INFORMATION SHOWN:

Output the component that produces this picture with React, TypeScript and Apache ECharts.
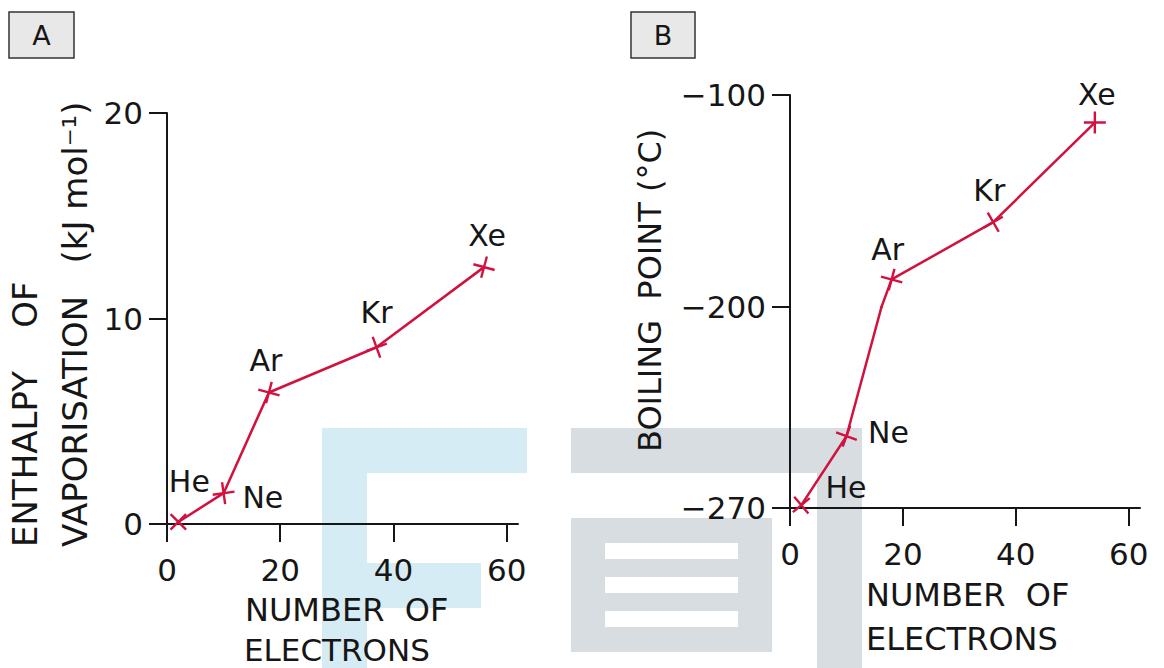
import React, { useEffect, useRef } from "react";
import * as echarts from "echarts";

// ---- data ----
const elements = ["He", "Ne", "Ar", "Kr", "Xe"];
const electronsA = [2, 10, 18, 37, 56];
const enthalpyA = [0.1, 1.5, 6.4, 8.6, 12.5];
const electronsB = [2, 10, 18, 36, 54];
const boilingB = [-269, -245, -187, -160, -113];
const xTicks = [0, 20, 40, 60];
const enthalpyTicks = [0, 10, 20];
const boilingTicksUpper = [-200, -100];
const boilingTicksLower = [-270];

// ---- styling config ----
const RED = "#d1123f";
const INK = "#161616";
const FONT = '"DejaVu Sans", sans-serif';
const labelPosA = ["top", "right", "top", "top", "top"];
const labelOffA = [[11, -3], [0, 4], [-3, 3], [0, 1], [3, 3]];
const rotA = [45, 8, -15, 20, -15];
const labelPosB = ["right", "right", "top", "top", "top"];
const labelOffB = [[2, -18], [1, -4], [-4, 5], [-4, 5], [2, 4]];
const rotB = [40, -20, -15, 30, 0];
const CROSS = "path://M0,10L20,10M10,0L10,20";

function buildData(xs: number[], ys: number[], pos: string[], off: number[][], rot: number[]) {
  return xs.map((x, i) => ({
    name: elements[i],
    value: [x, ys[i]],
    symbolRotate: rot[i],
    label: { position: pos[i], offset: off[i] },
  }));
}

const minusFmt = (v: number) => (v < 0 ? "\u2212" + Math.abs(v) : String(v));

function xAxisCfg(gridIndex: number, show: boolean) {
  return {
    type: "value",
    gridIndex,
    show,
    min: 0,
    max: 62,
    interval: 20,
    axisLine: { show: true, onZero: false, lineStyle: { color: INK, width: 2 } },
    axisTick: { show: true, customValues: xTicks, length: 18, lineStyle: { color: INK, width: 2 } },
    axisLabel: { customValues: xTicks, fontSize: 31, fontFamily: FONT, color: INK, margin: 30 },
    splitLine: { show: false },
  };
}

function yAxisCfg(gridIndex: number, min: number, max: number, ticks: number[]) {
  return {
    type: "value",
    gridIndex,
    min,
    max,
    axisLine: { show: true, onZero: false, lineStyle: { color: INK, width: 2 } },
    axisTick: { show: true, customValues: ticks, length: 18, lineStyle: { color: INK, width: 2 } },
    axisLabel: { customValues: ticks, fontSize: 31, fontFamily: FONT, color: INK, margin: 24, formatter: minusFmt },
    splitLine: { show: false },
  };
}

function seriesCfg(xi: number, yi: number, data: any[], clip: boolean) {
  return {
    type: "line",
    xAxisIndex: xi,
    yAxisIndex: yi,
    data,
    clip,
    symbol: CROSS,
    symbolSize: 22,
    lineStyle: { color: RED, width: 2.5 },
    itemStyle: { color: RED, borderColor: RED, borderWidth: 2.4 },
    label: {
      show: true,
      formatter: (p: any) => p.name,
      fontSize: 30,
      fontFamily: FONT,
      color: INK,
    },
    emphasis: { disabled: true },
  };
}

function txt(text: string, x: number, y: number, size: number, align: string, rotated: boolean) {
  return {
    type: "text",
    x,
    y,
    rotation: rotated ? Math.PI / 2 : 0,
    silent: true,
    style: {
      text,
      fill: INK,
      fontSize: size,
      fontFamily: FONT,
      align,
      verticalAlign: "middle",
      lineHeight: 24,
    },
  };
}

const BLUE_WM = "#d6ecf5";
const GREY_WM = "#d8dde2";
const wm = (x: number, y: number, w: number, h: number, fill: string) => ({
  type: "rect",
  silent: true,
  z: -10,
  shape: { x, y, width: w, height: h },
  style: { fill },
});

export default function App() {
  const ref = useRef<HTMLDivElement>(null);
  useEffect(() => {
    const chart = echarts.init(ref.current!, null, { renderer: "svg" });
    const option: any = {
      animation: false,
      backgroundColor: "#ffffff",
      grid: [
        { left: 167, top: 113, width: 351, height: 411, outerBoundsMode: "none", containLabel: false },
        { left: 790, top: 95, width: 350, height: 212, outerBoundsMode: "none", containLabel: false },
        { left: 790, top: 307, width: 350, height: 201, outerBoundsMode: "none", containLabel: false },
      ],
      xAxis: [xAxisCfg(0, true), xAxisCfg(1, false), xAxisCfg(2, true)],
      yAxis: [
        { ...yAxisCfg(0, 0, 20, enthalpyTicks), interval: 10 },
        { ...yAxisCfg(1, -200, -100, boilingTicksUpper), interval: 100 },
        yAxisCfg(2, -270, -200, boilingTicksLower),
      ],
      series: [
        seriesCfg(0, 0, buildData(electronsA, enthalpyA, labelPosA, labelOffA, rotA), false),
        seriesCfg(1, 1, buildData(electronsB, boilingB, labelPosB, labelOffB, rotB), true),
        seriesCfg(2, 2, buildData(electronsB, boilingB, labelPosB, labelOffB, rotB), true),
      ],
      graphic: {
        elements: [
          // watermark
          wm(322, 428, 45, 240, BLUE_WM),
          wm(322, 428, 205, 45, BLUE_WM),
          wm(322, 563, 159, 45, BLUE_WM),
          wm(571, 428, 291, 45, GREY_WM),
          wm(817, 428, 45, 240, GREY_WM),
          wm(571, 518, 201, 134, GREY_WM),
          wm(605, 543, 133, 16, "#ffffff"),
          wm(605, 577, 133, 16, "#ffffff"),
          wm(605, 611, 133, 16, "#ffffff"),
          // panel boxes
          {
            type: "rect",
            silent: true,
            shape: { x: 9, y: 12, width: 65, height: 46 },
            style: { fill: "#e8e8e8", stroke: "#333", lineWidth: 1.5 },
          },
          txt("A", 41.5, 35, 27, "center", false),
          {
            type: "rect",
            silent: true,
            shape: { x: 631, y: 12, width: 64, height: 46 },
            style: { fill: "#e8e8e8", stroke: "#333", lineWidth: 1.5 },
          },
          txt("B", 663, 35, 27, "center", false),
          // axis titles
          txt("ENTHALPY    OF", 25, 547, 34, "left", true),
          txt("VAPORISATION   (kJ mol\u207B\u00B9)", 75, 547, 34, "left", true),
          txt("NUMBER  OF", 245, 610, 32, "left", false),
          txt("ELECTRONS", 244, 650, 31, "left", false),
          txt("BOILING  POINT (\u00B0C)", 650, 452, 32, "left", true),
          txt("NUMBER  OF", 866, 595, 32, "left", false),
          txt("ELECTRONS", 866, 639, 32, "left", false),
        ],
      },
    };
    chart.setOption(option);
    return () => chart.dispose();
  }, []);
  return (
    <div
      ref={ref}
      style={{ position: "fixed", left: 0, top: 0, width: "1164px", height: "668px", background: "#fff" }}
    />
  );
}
* * *
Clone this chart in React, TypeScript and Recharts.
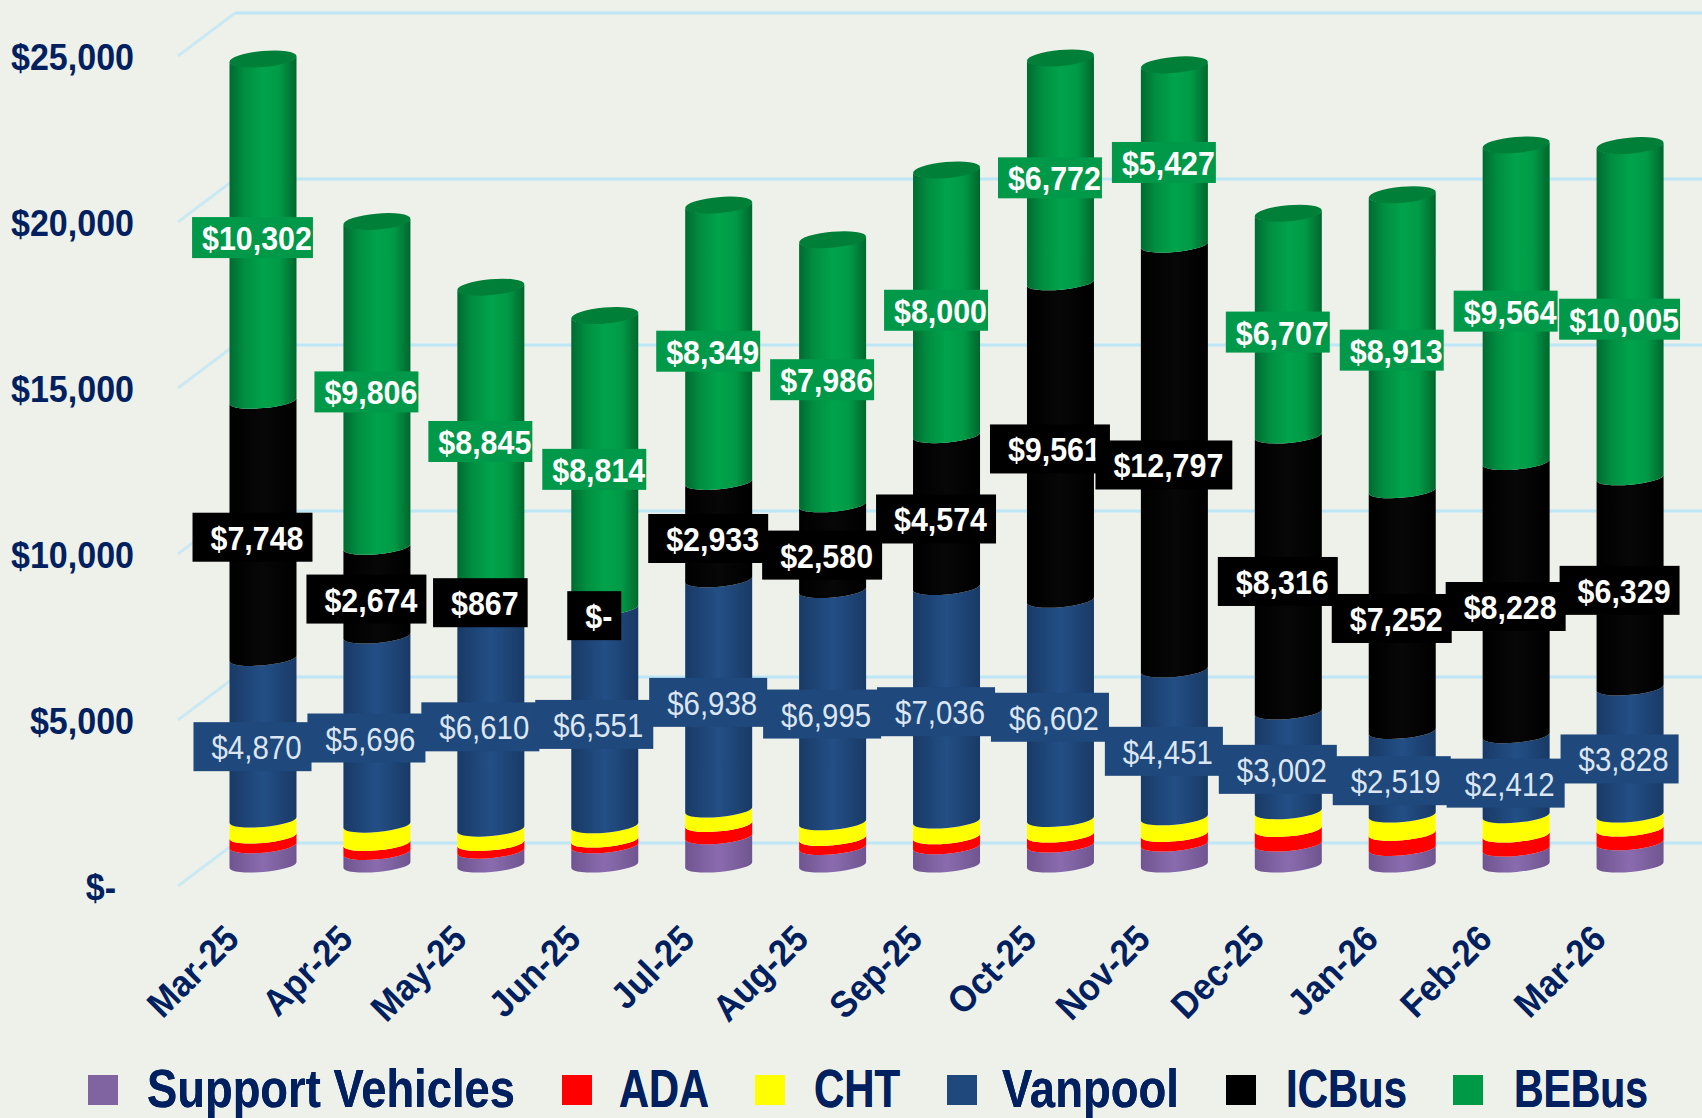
--
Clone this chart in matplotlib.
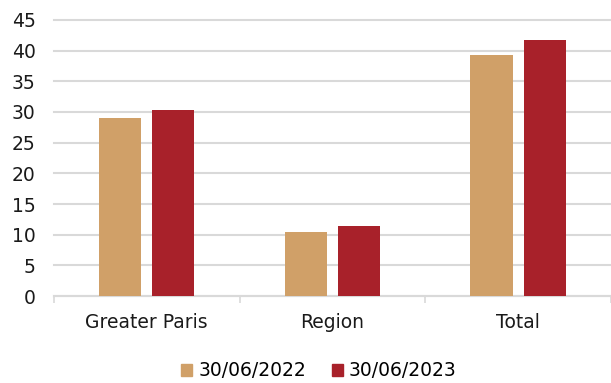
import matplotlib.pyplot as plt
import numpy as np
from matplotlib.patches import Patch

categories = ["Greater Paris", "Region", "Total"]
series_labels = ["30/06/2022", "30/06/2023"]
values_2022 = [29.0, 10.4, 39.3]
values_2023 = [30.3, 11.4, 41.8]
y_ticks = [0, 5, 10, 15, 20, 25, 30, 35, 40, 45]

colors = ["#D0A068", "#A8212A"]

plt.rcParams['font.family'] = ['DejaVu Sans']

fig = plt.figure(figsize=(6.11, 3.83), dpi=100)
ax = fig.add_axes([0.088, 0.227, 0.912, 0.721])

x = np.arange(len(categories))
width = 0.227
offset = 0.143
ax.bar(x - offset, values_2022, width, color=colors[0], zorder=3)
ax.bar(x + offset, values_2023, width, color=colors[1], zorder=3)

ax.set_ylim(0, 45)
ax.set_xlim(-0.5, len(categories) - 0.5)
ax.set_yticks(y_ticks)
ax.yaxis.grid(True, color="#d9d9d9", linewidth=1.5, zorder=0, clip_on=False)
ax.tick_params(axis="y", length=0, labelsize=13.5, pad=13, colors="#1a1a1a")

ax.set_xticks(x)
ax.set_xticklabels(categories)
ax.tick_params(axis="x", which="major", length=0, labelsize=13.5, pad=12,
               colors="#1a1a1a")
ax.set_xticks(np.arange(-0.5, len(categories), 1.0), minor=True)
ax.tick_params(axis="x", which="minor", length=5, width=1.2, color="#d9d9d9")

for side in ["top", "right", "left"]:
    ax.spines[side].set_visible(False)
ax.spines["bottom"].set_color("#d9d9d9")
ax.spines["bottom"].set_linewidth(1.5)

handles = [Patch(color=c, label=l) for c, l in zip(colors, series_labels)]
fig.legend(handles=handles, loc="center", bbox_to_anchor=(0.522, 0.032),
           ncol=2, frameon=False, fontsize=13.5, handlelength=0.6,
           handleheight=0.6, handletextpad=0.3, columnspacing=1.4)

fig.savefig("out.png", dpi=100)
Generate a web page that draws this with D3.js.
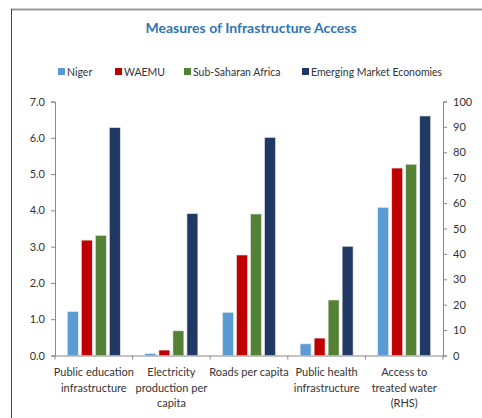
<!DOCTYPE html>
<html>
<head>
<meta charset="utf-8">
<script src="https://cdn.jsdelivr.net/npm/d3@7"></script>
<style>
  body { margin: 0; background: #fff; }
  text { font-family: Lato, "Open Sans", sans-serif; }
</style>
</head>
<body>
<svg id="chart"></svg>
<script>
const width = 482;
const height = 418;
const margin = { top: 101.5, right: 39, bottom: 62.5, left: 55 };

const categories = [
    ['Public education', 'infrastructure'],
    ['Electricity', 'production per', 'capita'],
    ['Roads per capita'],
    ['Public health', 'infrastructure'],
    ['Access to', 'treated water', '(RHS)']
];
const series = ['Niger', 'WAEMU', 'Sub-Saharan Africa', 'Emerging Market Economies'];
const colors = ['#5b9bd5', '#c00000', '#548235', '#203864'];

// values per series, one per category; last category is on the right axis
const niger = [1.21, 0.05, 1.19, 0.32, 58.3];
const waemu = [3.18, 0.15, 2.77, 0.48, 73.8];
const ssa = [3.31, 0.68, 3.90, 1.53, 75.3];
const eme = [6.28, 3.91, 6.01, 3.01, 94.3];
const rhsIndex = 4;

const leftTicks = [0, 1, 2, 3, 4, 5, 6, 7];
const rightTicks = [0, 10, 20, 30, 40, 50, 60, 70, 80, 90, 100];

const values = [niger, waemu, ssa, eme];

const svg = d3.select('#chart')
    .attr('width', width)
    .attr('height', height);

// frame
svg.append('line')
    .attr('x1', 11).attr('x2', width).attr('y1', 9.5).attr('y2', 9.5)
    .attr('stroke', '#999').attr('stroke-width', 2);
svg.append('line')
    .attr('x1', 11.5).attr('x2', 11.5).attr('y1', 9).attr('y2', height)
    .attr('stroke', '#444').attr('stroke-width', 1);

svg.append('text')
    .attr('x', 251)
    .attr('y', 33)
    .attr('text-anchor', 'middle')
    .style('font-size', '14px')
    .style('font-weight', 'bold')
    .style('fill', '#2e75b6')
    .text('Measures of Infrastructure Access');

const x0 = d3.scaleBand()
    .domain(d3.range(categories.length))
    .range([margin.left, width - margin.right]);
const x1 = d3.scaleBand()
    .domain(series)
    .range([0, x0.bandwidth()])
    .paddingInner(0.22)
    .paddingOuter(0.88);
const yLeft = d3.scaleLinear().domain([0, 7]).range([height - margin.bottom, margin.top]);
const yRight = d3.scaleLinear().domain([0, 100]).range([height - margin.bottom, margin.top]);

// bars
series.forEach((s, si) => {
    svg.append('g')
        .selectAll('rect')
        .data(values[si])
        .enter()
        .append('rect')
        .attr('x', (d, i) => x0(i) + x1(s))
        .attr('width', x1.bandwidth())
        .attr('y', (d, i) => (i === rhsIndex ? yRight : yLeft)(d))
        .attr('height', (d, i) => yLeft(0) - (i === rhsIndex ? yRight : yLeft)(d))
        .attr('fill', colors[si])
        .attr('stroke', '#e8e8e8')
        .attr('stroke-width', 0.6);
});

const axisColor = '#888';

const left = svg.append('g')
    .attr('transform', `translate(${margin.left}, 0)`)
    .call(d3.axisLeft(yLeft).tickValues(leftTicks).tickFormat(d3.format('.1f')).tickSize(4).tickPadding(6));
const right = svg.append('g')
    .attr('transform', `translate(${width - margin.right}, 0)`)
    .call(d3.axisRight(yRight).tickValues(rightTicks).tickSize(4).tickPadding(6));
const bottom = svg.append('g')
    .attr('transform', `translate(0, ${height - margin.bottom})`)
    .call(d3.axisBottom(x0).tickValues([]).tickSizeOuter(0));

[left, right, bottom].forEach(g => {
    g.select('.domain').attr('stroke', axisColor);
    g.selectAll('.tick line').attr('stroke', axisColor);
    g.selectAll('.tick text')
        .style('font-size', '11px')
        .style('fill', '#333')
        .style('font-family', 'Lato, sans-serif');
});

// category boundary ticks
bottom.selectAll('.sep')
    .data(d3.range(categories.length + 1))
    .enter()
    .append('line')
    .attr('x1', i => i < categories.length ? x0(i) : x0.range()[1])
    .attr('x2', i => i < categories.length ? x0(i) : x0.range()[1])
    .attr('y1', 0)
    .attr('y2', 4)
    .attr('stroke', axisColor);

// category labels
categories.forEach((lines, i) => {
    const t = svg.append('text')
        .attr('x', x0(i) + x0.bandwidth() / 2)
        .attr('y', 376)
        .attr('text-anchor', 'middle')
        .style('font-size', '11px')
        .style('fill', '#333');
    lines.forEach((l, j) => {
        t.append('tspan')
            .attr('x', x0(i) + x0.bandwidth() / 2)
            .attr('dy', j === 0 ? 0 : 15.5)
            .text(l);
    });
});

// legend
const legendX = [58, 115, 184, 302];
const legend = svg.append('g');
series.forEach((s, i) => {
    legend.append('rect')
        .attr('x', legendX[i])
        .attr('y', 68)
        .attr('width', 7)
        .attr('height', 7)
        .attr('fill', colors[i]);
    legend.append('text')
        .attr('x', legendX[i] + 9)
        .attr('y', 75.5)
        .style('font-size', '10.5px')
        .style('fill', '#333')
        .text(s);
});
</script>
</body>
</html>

SHORT TASK:
Copy exactly the stretch of lines from the one containing "Clone this chart in matplotlib." through the one containing "width, color=colors[1], zorder=3)", both included. Leave out any pictures.

THE RESPONSE:
Clone this chart in matplotlib.
import matplotlib.pyplot as plt
import numpy as np
from matplotlib.patches import Patch

categories = ["Greater Paris", "Region", "Total"]
series_labels = ["30/06/2022", "30/06/2023"]
values_2022 = [29.0, 10.4, 39.3]
values_2023 = [30.3, 11.4, 41.8]
y_ticks = [0, 5, 10, 15, 20, 25, 30, 35, 40, 45]

colors = ["#D0A068", "#A8212A"]

plt.rcParams['font.family'] = ['DejaVu Sans']

fig = plt.figure(figsize=(6.11, 3.83), dpi=100)
ax = fig.add_axes([0.088, 0.227, 0.912, 0.721])

x = np.arange(len(categories))
width = 0.227
offset = 0.143
ax.bar(x - offset, values_2022, width, color=colors[0], zorder=3)
ax.bar(x + offset, values_2023, width, color=colors[1], zorder=3)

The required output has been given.